Provided data
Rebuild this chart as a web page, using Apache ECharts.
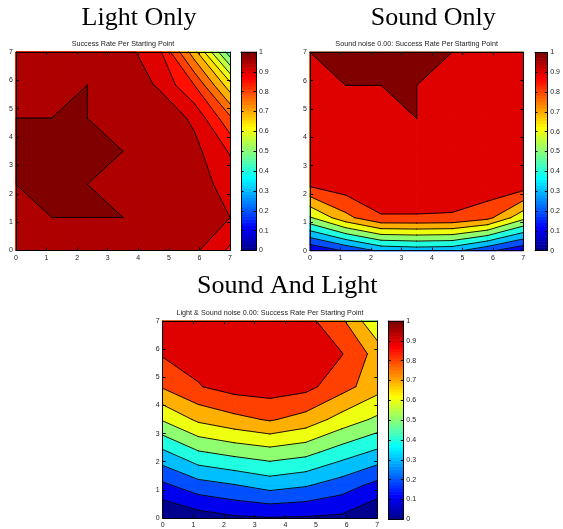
<!DOCTYPE html>
<html><head><meta charset="utf-8">
<script src="https://cdn.jsdelivr.net/npm/echarts@6/dist/echarts.min.js"></script>
<style>html,body{margin:0;padding:0;background:#fff}#c{width:563px;height:529px}</style>
</head><body><div id="c"></div>
<script>
// grid sample positions (x and y), 7 samples spanning 0..7
const xGrid = [0, 1.1667, 2.3333, 3.5, 4.6667, 5.8333, 7];
const yGrid = [0, 1.1667, 2.3333, 3.5, 4.6667, 5.8333, 7];
const axisTicks = [0, 1, 2, 3, 4, 5, 6, 7];
const colorbarTicks = [0, 0.1, 0.2, 0.3, 0.4, 0.5, 0.6, 0.7, 0.8, 0.9, 1];

// success rate per starting point, rows from y=0 (bottom) to y=7 (top)
const lightOnly = [
  [0.97, 0.98, 0.98, 0.98, 0.97, 0.96, 0.89],
  [0.98, 1, 1, 1, 0.98, 0.97, 0.95],
  [1, 1, 1, 0.98, 0.98, 0.973, 0.93],
  [1, 1, 1, 1, 0.98, 0.965, 0.895],
  [1, 1, 1, 0.98, 0.985, 0.94, 0.81],
  [0.98, 0.98, 1, 0.98, 0.945, 0.85, 0.67],
  [0.97, 0.97, 0.97, 0.97, 0.915, 0.72, 0.47]
];
const soundOnly = [
  [0.11, 0.21, 0.32, 0.34, 0.33, 0.22, 0.12],
  [0.59, 0.77, 0.89, 0.89, 0.885, 0.83, 0.63],
  [0.92, 0.96, 0.98, 0.98, 0.98, 0.97, 0.96],
  [0.95, 0.97, 0.98, 0.98, 0.98, 0.97, 0.95],
  [0.96, 0.97, 0.98, 1, 0.98, 1, 0.96],
  [0.97, 1, 1, 1, 0.98, 0.97, 0.96],
  [1, 1, 1, 1, 1, 0.98, 0.97]
];
const soundAndLight = [
  [0.0, 0.05, 0.085, 0.095, 0.09, 0.08, 0.0],
  [0.18, 0.26, 0.295, 0.34, 0.31, 0.25, 0.17],
  [0.38, 0.49, 0.53, 0.56, 0.53, 0.45, 0.38],
  [0.61, 0.72, 0.77, 0.81, 0.76, 0.66, 0.58],
  [0.81, 0.895, 0.94, 0.95, 0.93, 0.84, 0.74],
  [0.91, 0.93, 0.95, 0.96, 0.94, 0.905, 0.76],
  [0.93, 0.94, 0.95, 0.95, 0.934, 0.82, 0.61]
];
const lightLevels = [0.45, 0.5, 0.55, 0.6, 0.65, 0.7, 0.75, 0.8, 0.85, 0.9, 0.95, 1];
const soundLevels = [0, 0.1, 0.2, 0.3, 0.4, 0.5, 0.6, 0.7, 0.8, 0.9, 1];
const bothLevels = [0, 0.1, 0.2, 0.3, 0.4, 0.5, 0.6, 0.7, 0.8, 0.9, 1];
const panelTitles = ['Light Only', 'Sound Only', 'Sound And Light'];
const panelSubtitles = [
  'Success Rate Per Starting Point',
  'Sound noise 0.00: Success Rate Per Starting Point',
  'Light & Sound noise 0.00: Success Rate Per Starting Point'
];

// MATLAB jet(64) colormap row k (1..64)
function jet64(k) {
  const u = i => (i < 1 || i > 47) ? 0 : (i <= 16 ? i / 16 : (i <= 31 ? 1 : (48 - i) / 16));
  const c = [u(k - 24), u(k - 8), u(k + 8)].map(v => Math.round(v * 255));
  return 'rgb(' + c.join(',') + ')';
}
function levelColor(L) {
  const k = Math.min(64, Math.max(1, Math.floor(L * 64 + 1e-9) + 1));
  return jet64(k);
}

// filled contour shapes (marching squares with linear interpolation)
function contourShapes(z, levels) {
  const fills = [], lines = [];
  levels.forEach(L => {
    const color = levelColor(L);
    for (let j = 0; j < yGrid.length - 1; j++) {
      for (let i = 0; i < xGrid.length - 1; i++) {
        const c = [[i, j], [i + 1, j], [i + 1, j + 1], [i, j + 1]].map(([a, b]) => ({ x: xGrid[a], y: yGrid[b], v: z[b][a] }));
        const pts = [], exits = [];
        for (let k = 0; k < 4; k++) {
          const p = c[k], q = c[(k + 1) % 4];
          const pin = p.v >= L, qin = q.v >= L;
          if (pin) pts.push([p.x, p.y]);
          if (pin !== qin) {
            const t = (L - p.v) / (q.v - p.v);
            pts.push([p.x + t * (q.x - p.x), p.y + t * (q.y - p.y)]);
            if (pin) exits.push(pts.length - 1);
          }
        }
        if (pts.length >= 3) fills.push({ color, pts });
        exits.forEach(e => lines.push([pts[e], pts[(e + 1) % pts.length]]));
      }
    }
  });
  return { fills, lines };
}

const panels = [
  { z: lightOnly, levels: lightLevels, main: { left: 16, top: 52, width: 214, height: 198.5 }, bar: { left: 241, top: 52, width: 15, height: 198.5 }, tx: 139, ty: 18, sy: 44.5 },
  { z: soundOnly, levels: soundLevels, main: { left: 310, top: 52.3, width: 213.3, height: 198.4 }, bar: { left: 535, top: 52.3, width: 15, height: 198.4 }, tx: 433.3, ty: 18, sy: 44.5 },
  { z: soundAndLight, levels: bothLevels, main: { left: 162.7, top: 321, width: 214.6, height: 198.3 }, bar: { left: 388.3, top: 321, width: 15, height: 198.3 }, tx: 287.2, ty: 286.5, sy: 312.8 }
];

const grids = [], xAxes = [], yAxes = [], series = [], graphics = [];
const lineStyle = { color: '#000', width: 1 };
const labelStyle = { fontSize: 7, color: '#222', fontFamily: 'Liberation Sans' };

panels.forEach((p, pi) => {
  const gm = grids.length; grids.push(Object.assign({}, p.main));
  const gb = grids.length; grids.push(Object.assign({}, p.bar));
  const base = { type: 'value', min: 0, max: 7, interval: 1, z: 10, splitLine: { show: false },
    axisLine: { show: true, onZero: false, lineStyle }, axisTick: { show: true, inside: true, length: 3, lineStyle } };
  const xi = xAxes.length;
  xAxes.push(Object.assign({}, base, { gridIndex: gm, position: 'bottom', axisLabel: Object.assign({ margin: 4 }, labelStyle) }));
  xAxes.push(Object.assign({}, base, { gridIndex: gm, position: 'top', axisLabel: { show: false } }));
  const yi = yAxes.length;
  yAxes.push(Object.assign({}, base, { gridIndex: gm, position: 'left', axisLabel: Object.assign({ margin: 3 }, labelStyle) }));
  yAxes.push(Object.assign({}, base, { gridIndex: gm, position: 'right', axisLabel: { show: false } }));

  const shapes = contourShapes(p.z, p.levels);
  series.push({
    type: 'custom', xAxisIndex: xi, yAxisIndex: yi, silent: true, animation: false,
    data: [[3.5, 3.5]],
    renderItem: (params, api) => {
      const children = [];
      shapes.fills.forEach(f => children.push({ type: 'polygon', shape: { points: f.pts.map(pt => api.coord(pt)) },
        style: { fill: f.color, stroke: f.color, lineWidth: 0.7 } }));
      shapes.lines.forEach(s => children.push({ type: 'polyline', shape: { points: s.map(pt => api.coord(pt)) },
        style: { stroke: '#000', lineWidth: 0.9, fill: null, lineCap: 'round' } }));
      return { type: 'group', children };
    }
  });

  // colorbar
  const bx = xAxes.length;
  const cbX = { type: 'value', min: 0, max: 1, z: 10, splitLine: { show: false }, axisLine: { show: true, onZero: false, lineStyle },
    axisTick: { show: false }, axisLabel: { show: false } };
  xAxes.push(Object.assign({}, cbX, { gridIndex: gb, position: 'bottom' }));
  xAxes.push(Object.assign({}, cbX, { gridIndex: gb, position: 'top' }));
  const by = yAxes.length;
  const cbY = { type: 'value', min: colorbarTicks[0], max: colorbarTicks[colorbarTicks.length - 1], interval: colorbarTicks[1] - colorbarTicks[0], z: 10,
    splitLine: { show: false }, axisLine: { show: true, onZero: false, lineStyle }, axisTick: { show: true, inside: true, length: 2.5, lineStyle } };
  yAxes.push(Object.assign({}, cbY, { gridIndex: gb, position: 'right',
    axisLabel: Object.assign({ margin: 3, formatter: v => String(+(+v).toFixed(1)) }, labelStyle) }));
  yAxes.push(Object.assign({}, cbY, { gridIndex: gb, position: 'left', axisLabel: { show: false } }));
  const cmap = [];
  for (let k = 1; k <= 64; k++) cmap.push([0, (k - 1) / 64, k]);
  series.push({
    type: 'custom', xAxisIndex: bx, yAxisIndex: by, silent: true, animation: false, data: cmap,
    renderItem: (params, api) => {
      const k = api.value(2);
      const a = api.coord([0, (k - 1) / 64]), b = api.coord([1, k / 64]);
      return { type: 'rect', shape: { x: a[0], y: b[1] - 0.3, width: b[0] - a[0], height: a[1] - b[1] + 0.6 }, style: { fill: jet64(k) } };
    }
  });

  graphics.push({ type: 'text', x: p.tx, y: p.ty, silent: true,
    style: { text: panelTitles[pi], font: '26px "Liberation Serif", "Times New Roman", serif', fill: '#000', textAlign: 'center', textVerticalAlign: 'middle' } });
  graphics.push({ type: 'text', x: p.main.left + p.main.width / 2, y: p.sy, silent: true,
    style: { text: panelSubtitles[pi], font: '7.2px "Liberation Sans", Arial, sans-serif', fill: '#222', textAlign: 'center', textVerticalAlign: 'middle' } });
});

const chart = echarts.init(document.getElementById('c'), null, { renderer: 'canvas' });
chart.setOption({
  animation: false,
  backgroundColor: '#fff',
  grid: grids, xAxis: xAxes, yAxis: yAxes, series, graphic: graphics
});
</script>
</body></html>
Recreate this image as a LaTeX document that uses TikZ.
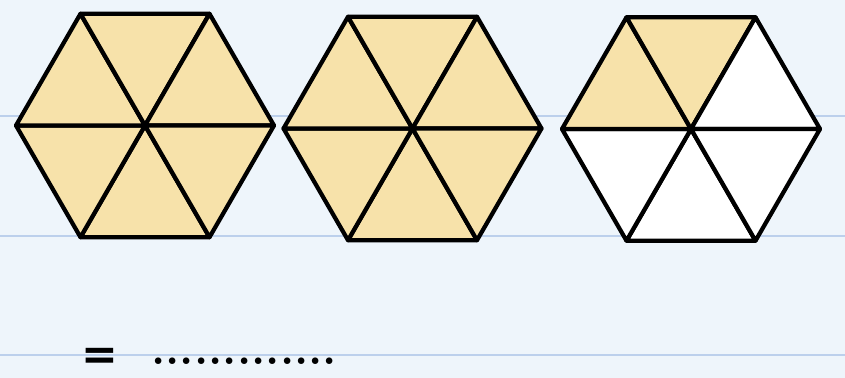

Description of the task
Gather and return every line that holds the string "document".

Task solution
const chart = echarts.init(document.getElementById('c'), null, { renderer: 'canvas' });
Recreate this image as a LaTeX document that uses TikZ.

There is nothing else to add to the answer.